Sun. Jul 21st, 2019

Zimbabwe: President Mocks Local Bond Note, Thanks Trump for Donating ‘Real Money’

3 min read
Photo: Tawanda Mudimu/The Herald

President Emmerson Mnangagwa (wearing scarf) assesses damage wrought by Cyclone Idai in Ngangu Township in Chimanimani, in the company of Manicaland Provincial Affairs Minister Dr Ellen Gwaradzimba, right, Information, Publicity and Broadcasting Services Minister Monica Mutsvangwa, partially obscured, and opposition leaders Dr Thokozani Khupe, centre, and Professor Lovemore Madhuku, in black suit.

Chimanimani — President Emmerson Mnangagwa Thursday mocked the local RTGS currency saying it was not real currency as compared to the United States dollar.

He said this in Ngangu, Chimanimani where he had visited together with leaders of some opposition political parties in the country to assess the impact of Cyclone Idai which killed hundreds and left more missing last month.
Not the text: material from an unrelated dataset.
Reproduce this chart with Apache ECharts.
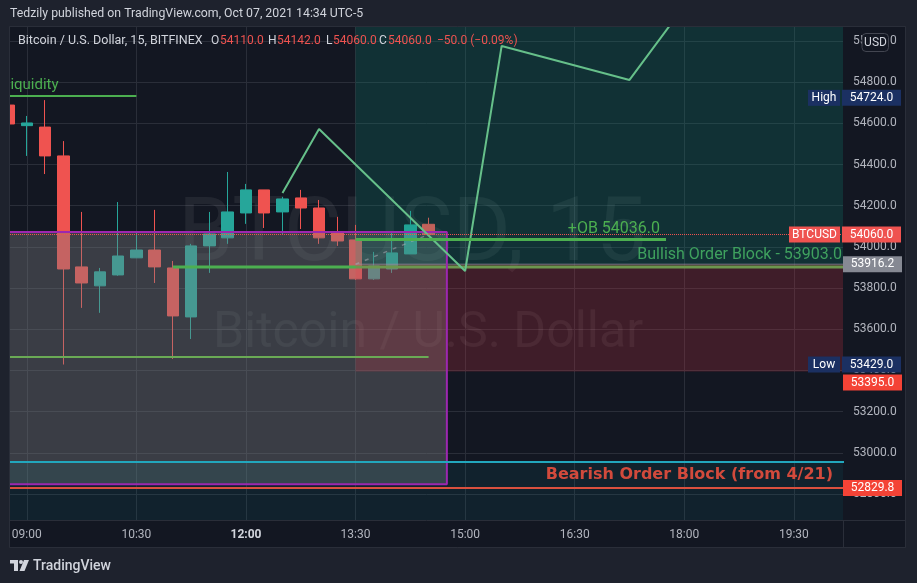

RTGS is the now the country’s official currency after government devalued it against the United States dollar and added it to the multi-currency basket as a stand-alone medium of exchange.

Mnangagwa made the comparison while thanking United States President Donald Trump for availing US$2, 5 million to Zimbabwe to assist survivors of the disaster.
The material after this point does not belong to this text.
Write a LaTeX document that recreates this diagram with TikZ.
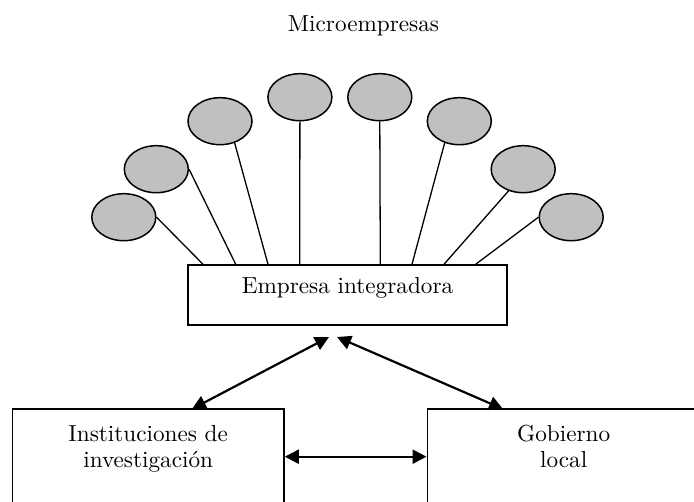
\documentclass[tikz,border=0pt]{standalone}
\usepackage{fontspec}
\setmainfont{lmroman10-regular.otf}
\usetikzlibrary{arrows.meta,shapes.geometric}
\definecolor{microgray}{RGB}{192,192,192}
\begin{document}
\begin{tikzpicture}[x=1pt,y=-1pt,
  micro/.style={ellipse, draw, line width=1.5pt, fill=microgray,
    minimum width=64pt, minimum height=47pt, inner sep=0pt},
  box/.style={rectangle, draw, line width=1.5pt, inner sep=0pt},
  spoke/.style={line width=1.3pt},
  link/.style={line width=2.2pt,
    {Triangle[length=14pt,width=14pt]}-{Triangle[length=14pt,width=14pt]}},
  lbl/.style={font=\fontsize{23.2}{26}\selectfont, align=center, inner sep=0pt}]
\useasboundingbox (0,0) rectangle (694,502);
\clip (0,0) rectangle (694,502);

% title
\node[lbl, anchor=base] (title) at (363.5,32) {Microempresas};

% central box
\node[box, lbl, minimum width=319pt, minimum height=60pt,
      text height=16pt, text depth=19pt] (emp) at (347.5,295) {Empresa integradora};

% microenterprises
\node[micro] (e1) at (123.8,217.2) {};
\node[micro] (e2) at (156.3,169.2) {};
\node[micro] (e3) at (220.0,121.2) {};
\node[micro] (e4) at (299.9,97.2) {};
\node[micro] (e5) at (379.8,97.2) {};
\node[micro] (e6) at (459.3,121.2) {};
\node[micro] (e7) at (523.2,169.2) {};
\node[micro] (e8) at (571.2,217.2) {};

% spoke ends on the box
\coordinate (s1) at ([xshift=-144.5pt]emp.north);
\coordinate (s2) at ([xshift=-111.8pt]emp.north);
\coordinate (s3) at ([xshift=-79.5pt]emp.north);
\coordinate (s4) at ([xshift=-47.8pt]emp.north);
\coordinate (s5) at ([xshift=32.8pt]emp.north);
\coordinate (s6) at ([xshift=64.5pt]emp.north);
\coordinate (s7) at ([xshift=96.5pt]emp.north);
\coordinate (s8) at ([xshift=128.2pt]emp.north);

\draw[spoke] (e1.east) -- (s1);
\draw[spoke] (e2.east) -- (s2);
\draw[spoke] (e3.304) -- (s3);
\draw[spoke] (e4.south) -- (s4);
\draw[spoke] (e5.south) -- (s5);
\draw[spoke] (e6.236) -- (s6);
\draw[spoke] (e7.236) -- (s7);
\draw[spoke] (e8.west) -- (s8);

% lower boxes
\node[box, minimum width=271.7pt, minimum height=95.4pt] (inst) at (148.2,456.7) {};
\node[lbl] (instText) at (148.2,448.7) {Instituciones de\\investigación};
\node[box, minimum width=272pt, minimum height=95.4pt] (gob) at (563.3,456.7) {};
\node[lbl] (gobText) at (563.7,446) {Gobierno\\local};

% arrows
\coordinate (tipL) at (329,337);
\coordinate (tipR) at (337,337);
\coordinate (instIn) at (192,409);
\coordinate (gobIn) at (503,409);
\draw[link] (instIn) -- (tipL);
\draw[link] (tipR) -- (gobIn);
\draw[link] (inst.east) -- (gob.west);
\end{tikzpicture}
\end{document}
The Zanu PF leader, who is under US imposed sanctions, said the donation “came as a surprise”.

“I received three letters of condolences from the Royal Family. I was so excited about this development but what excited me most was about Trump.

“Do you know Trump? President from which country?… America. Eheeee. He imposed sanctions on us, yesterday he sent his ambassador with US$2, 5 million eheeeeeee… US$2, 5 million from their country! Not maRTGS aaaah. No, I mean the real hard currency from their country (chaiyo chaiyo),” Mnangagwa said sarcastically, drawing laughter from the crowd.
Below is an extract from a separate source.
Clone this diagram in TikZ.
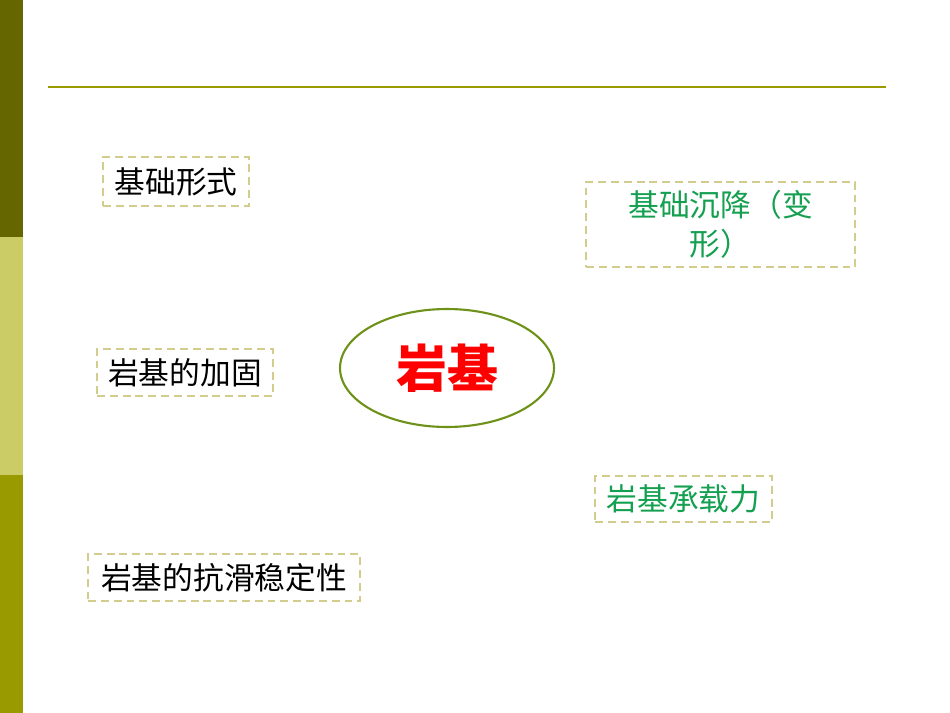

He added, “Hey things do change. Kuipa kwezvimwe kunaka kwezvimwe (life brings both good and bad).”

Mnangagwa said in addition, the US has also offered material support to his government.

“They gave us US$2, 5 million but they told us that they can give us additional support through their station in South Africa. The ball is now in our court. Our only task now is just to come up with a list of our needs,” he said.

RTGS (Real Time Gross Settlement) is originally an electronic money transfer system which was introduced by authorities following acute cash shortages in the country.

When central bank governor John Mangudya delivered his monetary policy statement recently, he classified it, together with bond notes, as RTGS.

Zimbabweans businesses are resentful of the currency whose value keeps fluctuating.

In his comments Thursday, Mnangagwa said that he was impressed that the royal family wrote four letters to him paying their condolences following the Cyclone disaster.

“You know one thing, our relationship with the British turned sour over the land reform programme. Let me tell you what happened. This Cyclone kunoti zvimwe zvinoipa zvimwe zvichinaka (when some situations go bad, some turn positive).

“Queen Elizabeth herself sat down and wrote a letter to Zimbabwe, saying she had heard about Cyclone and how can she render assistance.

“Her child, Prince Charles who will take over from her, the late Princess Diana’s husband, the one who came and took over the Union Jack flag on our independence day also wrote his letter and we received it.

“Even Prince William and his wife also wrote a letter to us. Three letters came from the Royal family and that has never happened in a long time to receive such letters from the Royal family paying condolences to Zimbabwe.

“I said to myself “uuh zvinhu izvi (this occurrence). The letter also mentioned that the relationship between Zimbabwe and Britain should be strengthened.

“I was happy to receive such letters,” said the President.”